Canada

Charge dropped against suspect in shooting of Ontario abortion doctor

A U.S. man convicted of killing an abortion provider in New York will not face charges in the 1995 shooting of a doctor in Ancaster, Ont., the Ontario Provincial Police said Wednesday.

A U.S. man convicted of killing an abortion provider in New York will not face charges in the 1995 shooting of a doctor in Ancaster, Ont., the Ontario Provincial Police said Wednesday.

James Kopp had initially been charged with the attempted murder of Dr. Hugh Short, who was shot through a window in his home.

Through police, Short said he has no comment on the decision and asked the media to respect his privacy.

Police said the decision not to proceed with charges was made after consulting with the Hamilton Crown Attorney's office about evidence in the case, though no specific reason was given. 

Kopp is serving a sentence of 25 years to life, with no chance of parole, in the United States for the 1998 murder of Amherst, N.Y., abortion provider Dr.
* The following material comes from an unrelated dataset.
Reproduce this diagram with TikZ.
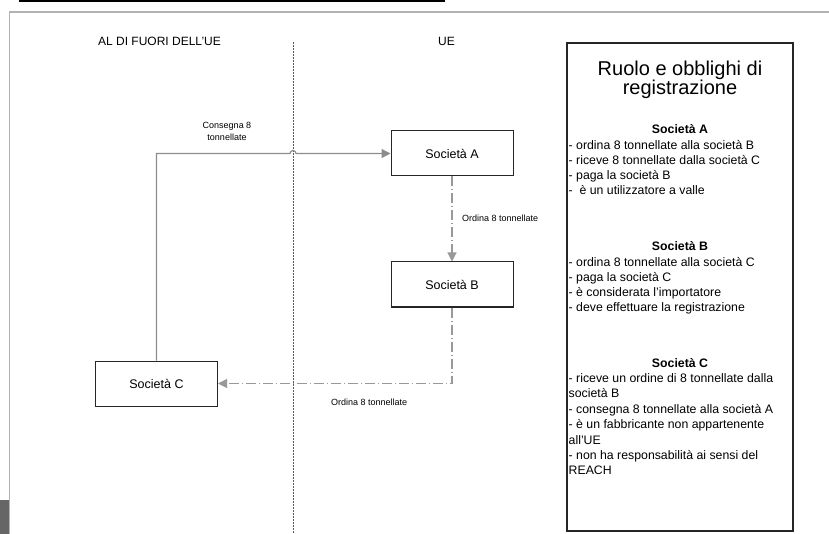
\documentclass[tikz,border=0pt]{standalone}
\usepackage{fontspec}
\setmainfont{Liberation Sans}
\usetikzlibrary{arrows.meta}
\begin{document}
\begin{tikzpicture}[x=1pt,y=-1pt,
  box/.style={draw=black!85,line width=1pt,minimum width=122pt,minimum height=45pt,inner sep=0pt,font=\fontsize{12.5}{14}\selectfont},
  flow/.style={draw=black!45,line width=1.2pt,-{Triangle[length=9pt,width=9pt]}},
  order/.style={draw=black!40,line width=1.1pt,dash pattern=on 10pt off 3pt on 1pt off 3pt,-{Triangle[length=9pt,width=9pt]}},
  lbl/.style={font=\fontsize{9}{12}\selectfont,inner sep=0pt,align=center},
  head/.style={font=\fontsize{12}{14}\selectfont,inner sep=0pt,anchor=base},
  item/.style={font=\fontsize{12.3}{14}\selectfont,inner sep=0pt,anchor=base west},
  sect/.style={font=\bfseries\fontsize{12.3}{14}\selectfont,inner sep=0pt,anchor=base},
  ttl/.style={font=\fontsize{20}{22}\selectfont,inner sep=0pt,anchor=base}]

\useasboundingbox (0,0) rectangle (829,534);

% page decorations
\draw[line width=2pt] (19,0.8) -- (445,0.8);
\draw[black!30,line width=1.2pt] (9.5,534) -- (9.5,12) -- (829,12);
\fill[black!60] (0,500) rectangle (8.5,534);

% divider
\coordinate (dtop) at (293,42);
\coordinate (dbot) at (293,534);
\draw[black!65,line width=0.8pt,dash pattern=on 2pt off 1pt] (dtop) -- (dbot);

% region titles
\node[head] (outside) at (159.5,46) {AL DI FUORI DELL'UE};
\node[head] (eu) at (446.5,46) {UE};

% companies
\node[box] (A) at (452,153.5) {Società A};
\node[box] (B) at (452,284.5) {Società B};
\node[box] (C) at (156.5,383.5) {Società C};

% connectors
\coordinate (hop) at (293,153.5);
\draw[flow] (C.north) |- ([xshift=-3pt]hop) arc[start angle=180,end angle=0,radius=3pt] -- (A.west);
\draw[order] (A.south) -- (B.north);
\draw[order] (B.south) |- (C.east);

% connector labels
\node[lbl] (l1) at (227,131) {Consegna 8\\tonnellate};
\node[lbl,anchor=west] (l2) at (462,218) {Ordina 8 tonnellate};
\node[lbl,anchor=west] (l3) at (331,402) {Ordina 8 tonnellate};

% roles box
\draw[black!85,line width=1.2pt] (567,43) rectangle (793,531);
\node[ttl] (t1) at (680,76) {Ruolo e obblighi di};
\node[ttl] (t2) at (680,95) {registrazione};

\node[sect] (sa) at (680,134) {Società A};
\node[item] at (568.5,149.5) {- ordina 8 tonnellate alla società B};
\node[item] at (568.5,164.5) {- riceve 8 tonnellate dalla società C};
\node[item] at (568.5,179.5) {- paga la società B};
\node[item] at (568.5,194.5) {-\ \ è un utilizzatore a valle};

\node[sect] (sb) at (680,251) {Società B};
\node[item] at (568.5,266.5) {- ordina 8 tonnellate alla società C};
\node[item] at (568.5,281.5) {- paga la società C};
\node[item] at (568.5,296.5) {- è considerata l'importatore};
\node[item] at (568.5,311.5) {- deve effettuare la registrazione};

\node[sect] (sc) at (680,367) {Società C};
\node[item] at (568.5,382.5) {- riceve un ordine di 8 tonnellate dalla};
\node[item] at (568.5,397.9) {società B};
\node[item] at (568.5,413.3) {- consegna 8 tonnellate alla società A};
\node[item] at (568.5,428.7) {- è un fabbricante non appartenente};
\node[item] at (568.5,444.1) {all'UE};
\node[item] at (568.5,459.5) {- non ha responsabilità ai sensi del};
\node[item] at (568.5,474.9) {REACH};
\end{tikzpicture}
\end{document}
Barnett Slepian. Two appeals in the case have been denied.

After lying in wait in the woods behind Slepian's home, Kopp shot him with a high-powered rifle through a kitchen window.

He subsequently fled the country and eluded capture for more than two years before being arrested in France in March 2001. He was extradited to the U.S. in 2002 and convicted of second-degree murder in Slepian's death in May 2003.

Kopp remains "a person of interest" in at least three other shootings of abortion providers, including: Dr. Jack Fainman of Winnipeg and a Rochester, N.Y., doctor, both in 1997; as well as Dr. Garson Romalis of Vancouver in 1994.

After the shootings, police in Canada and the U.S. established a joint task force to investigate the cases.